By 1000 Sandy Hook was abeam and an hour later we entered the harbor at Great Kills, our home for the next few days.  A quick call on VHF ch.9 and the Richmond County Yacht Club instructed us which mooring to pick up.  And just as quick as all that, we were through with New Jersey.  Where is Snookie anyway?!?
39 nm

Sunday, June 3, 2012

Flying Manatee...myth or reality?

Our stay in Solomon's was all work, work, work!

Saturday June 2, 2012
After three weeks and two days in Solomon's, its time to be on the move again.
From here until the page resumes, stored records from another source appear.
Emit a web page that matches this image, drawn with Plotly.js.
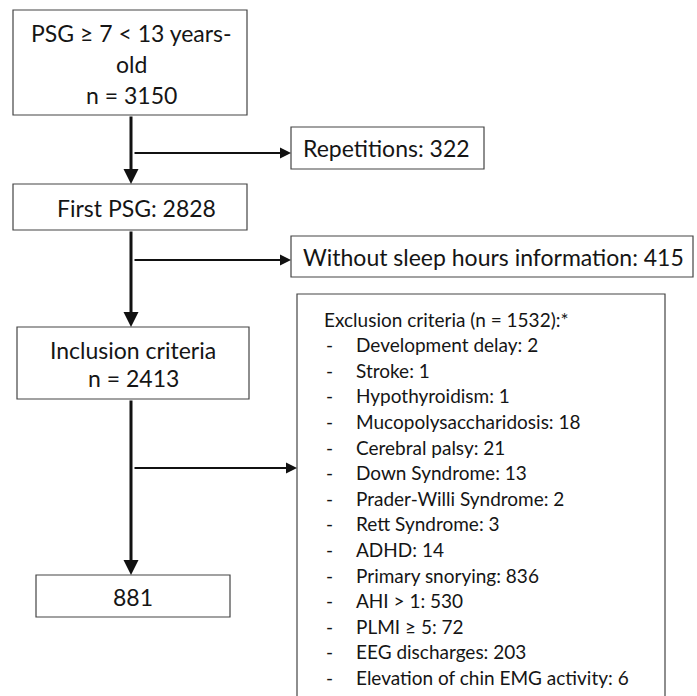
<!DOCTYPE html>
<html>
<head>
<meta charset="utf-8">
<script src="https://cdn.plot.ly/plotly-3.0.1.min.js"></script>
<style>html,body{margin:0;padding:0;background:#fff;}#chart{width:697px;height:696px;}</style>
</head>
<body>
<div id="chart"></div>
<script>
// ---- data (flow counts and labels) ----
var stepLabels = ["PSG \u2265 7 < 13 years-|old|n = 3150", "First PSG: 2828", "Inclusion criteria|n = 2413", "881"];
var removedLabels = ["Repetitions: 322", "Without sleep hours information: 415"];
var exclusionTitle = "Exclusion criteria (n = 1532):*";
var exclusionItems = ["Development delay", "Stroke", "Hypothyroidism", "Mucopolysaccharidosis",
  "Cerebral palsy", "Down Syndrome", "Prader-Willi Syndrome", "Rett Syndrome", "ADHD",
  "Primary snorying", "AHI > 1", "PLMI \u2265 5", "EEG discharges", "Elevation of chin EMG activity"];
var exclusionCounts = [2, 1, 1, 18, 21, 13, 2, 3, 14, 836, 530, 72, 203, 6];

// ---- layout geometry (pixels) ----
var stepBoxes = [
  {x0: 13, x1: 247, y0: 10, y1: 115, cx: 131, lines: [33, 64, 95]},
  {x0: 13, x1: 247, y0: 184, y1: 230, cx: 136, lines: [208]},
  {x0: 17, x1: 249, y0: 327, y1: 399, cx: 133, lines: [350, 378]},
  {x0: 36, x1: 230, y0: 575, y1: 617, cx: 133, lines: [597]}
];
var sideBoxes = [
  {x0: 291, x1: 484, y0: 127, y1: 169, tx: 301, ty: 148, arrowY: 153},
  {x0: 291, x1: 693, y0: 236, y1: 277, tx: 301, ty: 257, arrowY: 260}
];
var exBox = {x0: 297, x1: 665, y0: 294, y1: 720, tx: 322, dashX: 324, itemX: 354, y: 319, dy: 25.6, arrowY: 468};
var spineX = 131;

var lineCol = "#111";
var boxCol = "#444";
var txtCol = "#151515";
var FONT = "Lato, 'Open Sans', sans-serif";
var MAIN = 23, SMALL = 19;

var shapes = [];
var annotations = [];

function box(b) {
  shapes.push({type: "rect", xref: "x", yref: "y", x0: b.x0, x1: b.x1, y0: b.y0, y1: b.y1,
    line: {color: boxCol, width: 1.2}, fillcolor: "rgba(0,0,0,0)"});
}
function txt(x, y, t, size, anchor) {
  annotations.push({xref: "x", yref: "y", x: x, y: y, text: t, showarrow: false,
    xanchor: anchor || "center", yanchor: "middle", font: {family: FONT, size: size, color: txtCol}});
}
function arrow(x0, y0, x1, y1, w, size) {
  annotations.push({xref: "x", yref: "y", axref: "x", ayref: "y", x: x1, y: y1, ax: x0, ay: y0,
    text: "", showarrow: true, arrowhead: 2, arrowsize: size, arrowwidth: w, arrowcolor: lineCol,
    standoff: 0, startstandoff: 0});
}

// main steps
stepBoxes.forEach(function (b, i) {
  box(b);
  var parts = stepLabels[i].split("|");
  parts.forEach(function (p, k) { txt(b.cx, b.lines[k], p, MAIN); });
});
// vertical arrows between steps
for (var i = 0; i < stepBoxes.length - 1; i++) {
  arrow(spineX, stepBoxes[i].y1, spineX, stepBoxes[i + 1].y0, 3, 1);
}
// side boxes
sideBoxes.forEach(function (b, i) {
  box(b);
  txt(b.tx, b.ty, removedLabels[i], MAIN, "left");
  arrow(spineX + 2, b.arrowY, b.x0, b.arrowY, 2, 1.1);
});
// exclusion box
box(exBox);
arrow(spineX + 2, exBox.arrowY, exBox.x0, exBox.arrowY, 2, 1.1);
txt(exBox.tx, exBox.y, exclusionTitle, SMALL, "left");
exclusionItems.forEach(function (it, k) {
  var y = exBox.y + exBox.dy * (k + 1);
  txt(exBox.dashX, y, "-", SMALL, "left");
  txt(exBox.itemX, y, it + ": " + exclusionCounts[k], SMALL, "left");
});

var layout = {
  width: 697, height: 696,
  margin: {l: 0, r: 0, t: 0, b: 0},
  paper_bgcolor: "#fff", plot_bgcolor: "#fff",
  xaxis: {range: [0, 697], visible: false, fixedrange: true},
  yaxis: {range: [696, 0], visible: false, fixedrange: true},
  showlegend: false,
  shapes: shapes,
  annotations: annotations
};
Plotly.newPlot("chart", [{x: [], y: [], type: "scatter", mode: "markers"}], layout, {staticPlot: true});
</script>
</body>
</html>
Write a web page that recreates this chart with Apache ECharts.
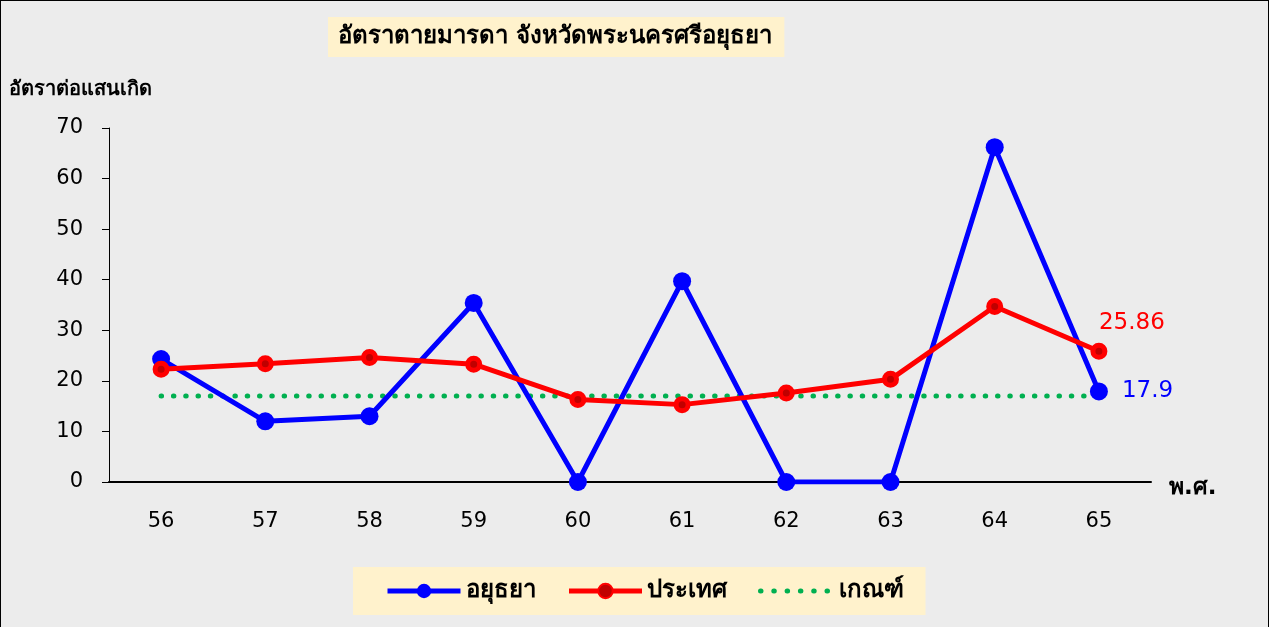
<!DOCTYPE html>
<html>
<head>
<meta charset="utf-8">
<script src="https://cdn.jsdelivr.net/npm/echarts@6/dist/echarts.min.js"></script>
<style>
  html, body { margin: 0; padding: 0; }
  #graph { width: 1267px; height: 626px; border: 1px solid #000; border-bottom: none; background: #ececec; }
</style>
</head>
<body>
<div id="graph"></div>
<script>
var years = ['56', '57', '58', '59', '60', '61', '62', '63', '64', '65'];
var ayutthaya = [24.3, 12.0, 13.0, 35.4, 0, 39.7, 0, 0, 66.2, 17.9];
var country = [22.3, 23.4, 24.6, 23.3, 16.3, 15.3, 17.6, 20.3, 34.7, 25.86];
var criteria = [17, 17, 17, 17, 17, 17, 17, 17, 17, 17];

var font = 'Tahoma, "DejaVu Sans", sans-serif';
var dots = [0.5, 11.8];
var chart = echarts.init(document.getElementById('graph'));

// only the last point gets a value label
function lastLabel(p) {
    return p.dataIndex === years.length - 1 ? p.value : '';
}

var option = {
    backgroundColor: '#ececec',
    textStyle: { fontFamily: font },
    title: {
        text: 'อัตราตายมารดา จังหวัดพระนครศรีอยุธยา',
        left: 327,
        top: 16,
        backgroundColor: '#fff2cc',
        padding: [8, 12, 8, 10],
        textStyle: { fontSize: 24, fontWeight: 'bold', color: '#000', fontFamily: font }
    },
    legend: {
        bottom: 12,
        left: 352,
        backgroundColor: '#fff2cc',
        padding: [12, 22, 12, 32],
        itemGap: 31,
        itemWidth: 73,
        itemHeight: 18,
        textStyle: { fontSize: 24, fontWeight: 'bold', color: '#000' },
        lineStyle: { width: 5 },
        data: [
            { name: 'อยุธยา' },
            { name: 'ประเทศ' },
            { name: 'เกณฑ์', itemStyle: { opacity: 0 }, lineStyle: { width: 5, type: [0.5, 12.8], cap: 'round' } }
        ]
    },
    grid: { left: 108, right: 117, top: 127, bottom: 145 },
    xAxis: {
        type: 'category',
        data: years,
        name: 'พ.ศ.',
        nameGap: 18,
        nameTextStyle: { fontSize: 23, fontWeight: 'bold', color: '#000', verticalAlign: 'top', lineHeight: 12 },
        axisLine: { lineStyle: { color: '#000', width: 2 } },
        axisTick: { alignWithLabel: true, length: 6, lineStyle: { color: '#000' } },
        axisLabel: { fontSize: 21, color: '#000', margin: 29 }
    },
    yAxis: {
        type: 'value',
        min: 0,
        max: 70,
        interval: 10,
        name: 'อัตราต่อแสนเกิด',
        nameLocation: 'end',
        nameGap: 28,
        nameTextStyle: { fontSize: 20, fontWeight: 'bold', color: '#000', align: 'left', padding: [0, 0, 0, -100] },
        axisLine: { show: true, lineStyle: { color: '#000', width: 1 } },
        axisTick: { show: true, length: 7, lineStyle: { color: '#000' } },
        axisLabel: { fontSize: 21, color: '#000', margin: 26 },
        splitLine: { show: false }
    },
    series: [{
        name: 'อยุธยา',
        type: 'line',
        data: ayutthaya,
        symbol: 'circle',
        symbolSize: 18,
        z: 3,
        lineStyle: { color: '#0000ff', width: 5 },
        itemStyle: { color: '#0000ff' },
        label: {
            show: true,
            formatter: lastLabel,
            position: 'right',
            distance: 14,
            fontSize: 23,
            color: '#0000ff'
        }
    }, {
        name: 'ประเทศ',
        type: 'line',
        data: country,
        symbol: 'circle',
        symbolSize: 12,
        z: 4,
        lineStyle: { color: '#ff0000', width: 5 },
        itemStyle: { color: '#c00000', borderColor: '#ff0000', borderWidth: 5 },
        label: {
            show: true,
            formatter: lastLabel,
            position: 'top',
            distance: 8,
            offset: [33, 0],
            fontSize: 23,
            color: '#ff0000'
        }
    }, {
        name: 'เกณฑ์',
        type: 'line',
        data: criteria,
        symbol: 'none',
        z: 2,
        lineStyle: { color: '#00b050', width: 5, type: dots, cap: 'round' },
        itemStyle: { color: '#00b050' }
    }]
};

chart.setOption(option);
</script>
</body>
</html>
Most of the To-Do list has been completed.  Certainly the ones which were "mission critical".  The others - well, if you ever owned a boat, you know that the list is never complete.
The weather forecast is uncertain with strong winds out of the wrong direction.  Finally, at 1030 we can't stand it any longer.  The forecast doesn't seem to have panned out and we decide to go and give it a try.  If it turns bad we can always turn around and go back.  Plus, there are a couple of bailout spots, if needed, so off we go.
In a half-hour we have rounded Drum Point.  The breeze is out of the west so when we round the Cove Point natural gas terminal we headed to the beach.  Once we got to within about 1/4 mile from the beach, the waves were down to a manageable size and we decided to continue on.  After lunch the wind is up to 31 kts. across the deck, but the seas are manageable so we continued on to Annapolis, rounding Thomas Point Light and entering the Severn River at 1715.  The Spa Creek draw bridge opens on the hour and half hour and we had to wait until 1830.  Ten minutes later we had picked up a mooring in the shelter of Spa Creek, where we would wait for four days while the wind blew itself out.  It gave us the opportunity to have lunch with Dr. Jane and Fuller one day and John and Pam from Compass Rose (KK42) the next.
48 n.m.

Wednesday June 6, 2011
Finally!  A good forecast!  We are up with the chickens and have dropped the mooring pennant at 0545 to catch the 0600 bridge opening.  As we entered the Bay, we knew that the forecast was right - light winds and a fair tide.  Cindy fixed lunch as we flew down the C&D Canal, passing Chesapeake City at 1235.  We have never stopped there and have been threatening to do so, but not on this trip.  We are making great time and shortly after 1400 we are out into the Delaware Bay, passing Reedy Island where we saw Almost Perfect (KK48) anchored.  The surface of the Bay was flat as we passed the entrance to the Cohansee River, our last available anchorage before Cape May.  We had a fair tide and Morning Star was making 9+ knots!  Cindy commented "We are flying!!" At this rate we can go all the way to Cape May before dark.  As we passed Ship John Shoal lighthouse, we started to notice a bit of breeze rippling the surface of the water.  The warning bells should have gone off then and there.  But we were flying down the Bay and we were greedy and we didn't want it to end. did.  By 1800, by the time we passed Miah Maul Shoal, the wind was on the nose and building.  Holy Crap!  When the wind blows against the current it sets up a short, steep wave pattern and we were getting spanked pretty hard by 3 to 4 footers.  The only way its going to get better is for the wind to drop - unlikely - or the current changes.  Well, the current changed with a vengeance.  We traded 9 knots of speed for 4-1/2 knots!  And the darn waves are still smacking us around.  The sun is setting behind us when we finally have the Cape May Canal entrance in sight.  The day's last Cape May ferry entered the ahead of us at 2100, but it took another hour of slow-speed crawling in the pitch black with the radar spinning and the spotlight searching for unlit marks or obstructions.  Finally, at 2200 the anchor bit into the bottom off the Coast Guard station.  We were exhausted!!
113 nautical miles or 130 statute miles - a new record for us!

Entering the Elk River.

Car carrier entering the C&D Canal

Pay attention.  They pass close!

What's that stuff coming out of the stack!?  Nuclear  power plant on Artificial Island.
Notice the smooth, calm water.

Ship John Shoal lighthouse, when Delaware Bay was nice.